Submarket · Apr 28, 2026 · 6 min read

Buckhead's office recovery is real, but it's bifurcated

Top-of-market towers are 92%+ leased. Mid-tier product is still 65–70%. Tenants in the middle are getting the best deals of the decade — if they move now.

Rae Bellinger

Vice President · Office Leasing

LinkedIn·Email·Copy

Buckhead's office market is doing two completely different things at once. The headline numbers are middle-of-the-pack. The reality on the ground is much weirder.

Top of the market is full

The four post-2018 trophy towers — you know which ones — are sitting at 92%+ leased. We're getting outbid on suites under 10,000 SF in those buildings. Landlords are pushing face rents, holding tight on concessions, and turning down anything that requires meaningful TI.

Middle is empty

Mid-tier product — 1990s/early-2000s vintage that hasn't been recently renovated — is still 65–70% leased. Some buildings under 50%. Landlords there are doing whatever it takes to fill space: 12–18 months free, $80+/SF TI, short-term flexibility, signage rights, naming rights at the building level.

If you're a growing company that values capital efficiency over prestige address, the deals are sitting in mid-tier Buckhead right now — and they won't be next year.

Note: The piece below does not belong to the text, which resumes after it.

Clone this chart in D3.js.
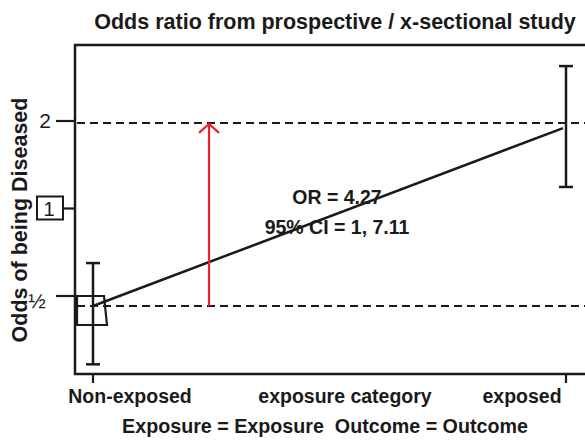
<!DOCTYPE html>
<html><head><meta charset="utf-8">
<script src="https://cdn.jsdelivr.net/npm/d3@7"></script>
<style>body{margin:0;background:#fff}svg{display:block}text{font-family:"Liberation Sans",Arial,sans-serif;fill:#1a1a1a;white-space:pre}</style>
</head><body>
<script>
const categories = ["Non-exposed", "exposed"];
const catPos = [0, 1];
const odds = [0.462, 1.89];
const ciLow = [0.291, 1.186];
const ciHigh = [0.649, 3.09];
const refLines = [0.462, 1.97];
const yTickValues = [0.5, 1, 2];
const yTickLabels = ["½", "1", "2"];
const annotation = ["OR = 4.27", "95% CI = 1, 7.11"];
const title = "Odds ratio from prospective / x-sectional study";
const xTitle = "exposure category";
const subTitle = "Exposure = Exposure  Outcome = Outcome";
const yTitle = "Odds of being Diseased";

(function () {
const W = 585, H = 440;
const svg = d3.select("body").append("svg").attr("width", W).attr("height", H);

const x = d3.scaleLinear().domain([0, 1]).range([93, 566]);
const y = d3.scaleLog().base(2).domain([0.5, 2]).range([296, 121]);
const pLeft = 75, pTop = 45, pBottom = 374, pRight = 600;
const ink = "#1a1a1a";

svg.append("rect").attr("x", pLeft).attr("y", pTop).attr("width", pRight - pLeft).attr("height", pBottom - pTop)
  .attr("fill", "none").attr("stroke", ink).attr("stroke-width", 2.5);

svg.selectAll(".ref").data(refLines).join("line")
  .attr("x1", pLeft + 2).attr("x2", pRight).attr("y1", d => y(d)).attr("y2", d => y(d))
  .attr("stroke", ink).attr("stroke-width", 2).attr("stroke-dasharray", "8,5");

yTickValues.forEach((v, i) => {
  const yy = y(v);
  const isOne = v === 1;
  svg.append("line").attr("x1", isOne ? 63 : 56).attr("x2", pLeft).attr("y1", yy).attr("y2", yy)
    .attr("stroke", ink).attr("stroke-width", 2.2);
  if (isOne) {
    svg.append("rect").attr("x", 37).attr("y", yy - 12).attr("width", 26).attr("height", 23)
      .attr("fill", "none").attr("stroke", ink).attr("stroke-width", 2);
    svg.append("text").attr("x", 49).attr("y", yy + 7).attr("text-anchor", "middle")
      .attr("font-size", 20).text(yTickLabels[i]);
  } else if (v === 2) {
    svg.append("text").attr("x", 45).attr("y", yy + 7).attr("text-anchor", "middle")
      .attr("font-size", 21).text(yTickLabels[i]);
  } else {
    svg.append("text").attr("x", 37).attr("y", yy + 12).attr("text-anchor", "middle")
      .attr("font-size", 21).text(yTickLabels[i]);
  }
});

catPos.forEach(c => {
  svg.append("line").attr("x1", x(c)).attr("x2", x(c)).attr("y1", pBottom).attr("y2", pBottom + 9)
    .attr("stroke", ink).attr("stroke-width", 2.2);
});

catPos.forEach((c, i) => {
  const xx = x(c);
  const g = svg.append("g").attr("stroke", ink).attr("stroke-width", 2.5);
  g.append("line").attr("x1", xx).attr("x2", xx).attr("y1", y(ciLow[i])).attr("y2", y(ciHigh[i]));
  g.append("line").attr("x1", xx - 7).attr("x2", xx + 7).attr("y1", y(ciLow[i])).attr("y2", y(ciLow[i]));
  g.append("line").attr("x1", xx - 7).attr("x2", xx + 7).attr("y1", y(ciHigh[i])).attr("y2", y(ciHigh[i]));
});

svg.append("path")
  .attr("d", `M${x(0) - 16},${y(odds[0]) - 10} L${x(0) + 11},${y(odds[0]) - 10} L${x(0) + 14},${y(odds[0]) + 19} L${x(0) - 16},${y(odds[0]) + 19} Z`)
  .attr("fill", "none").attr("stroke", ink).attr("stroke-width", 2.2);

svg.append("line").attr("x1", x(0)).attr("y1", y(odds[0])).attr("x2", x(1) - 3).attr("y2", y(odds[1]))
  .attr("stroke", ink).attr("stroke-width", 2.5);

const ax = 209;
svg.append("line").attr("x1", ax).attr("x2", ax).attr("y1", y(refLines[0])).attr("y2", y(refLines[1]) + 1)
  .attr("stroke", "#e8232a").attr("stroke-width", 2.2);
svg.append("path").attr("d", `M${ax - 10},${y(refLines[1]) + 10} L${ax},${y(refLines[1]) + 1} L${ax + 10},${y(refLines[1]) + 10}`)
  .attr("fill", "none").attr("stroke", "#e8232a").attr("stroke-width", 2.2);

annotation.forEach((t, i) => {
  svg.append("text").attr("x", 337).attr("y", 204 + i * 30).attr("text-anchor", "middle")
    .attr("font-size", 19.5).attr("font-weight", "bold").text(t);
});

svg.append("text").attr("x", 335).attr("y", 29).attr("text-anchor", "middle")
  .attr("font-size", 21.5).attr("font-weight", "bold").text(title);

svg.append("text").attr("x", 130).attr("y", 403).attr("text-anchor", "middle")
  .attr("font-size", 19.5).attr("font-weight", "bold").text(categories[0]);
svg.append("text").attr("x", 345).attr("y", 403).attr("text-anchor", "middle")
  .attr("font-size", 19.5).attr("font-weight", "bold").text(xTitle);
svg.append("text").attr("x", 522).attr("y", 403).attr("text-anchor", "middle")
  .attr("font-size", 19.5).attr("font-weight", "bold").text(categories[1]);
svg.append("text").attr("x", 325).attr("y", 433).attr("text-anchor", "middle")
  .attr("font-size", 19.7).attr("font-weight", "bold").text(subTitle);

svg.append("text").attr("transform", "translate(27,220) rotate(-90)").attr("text-anchor", "middle")
  .attr("font-size", 21.5).attr("font-weight", "bold").text(yTitle);
})();
</script>
</body></html>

  • Mid-tier Buckhead is leasing at 30–40% below trophy face rents.
  • Concession packages average $90/SF total value (free rent + TI).
  • Several buildings will offer 18+ months free on a 7-year deal for credible 20,000+ SF tenants.
  • The same landlords are quietly trying to sell — so the deal you negotiate may convey to a new owner.

What we'd do

If you're considering a Buckhead office move in 2026, the window for the best deals is roughly 6 months. The middle-tier vacancy is mostly leasable space — once 3–4 large tenants take down the inventory, the mid-tier landlords will reset asking. We're tracking three specific buildings that are close to that tipping point right now.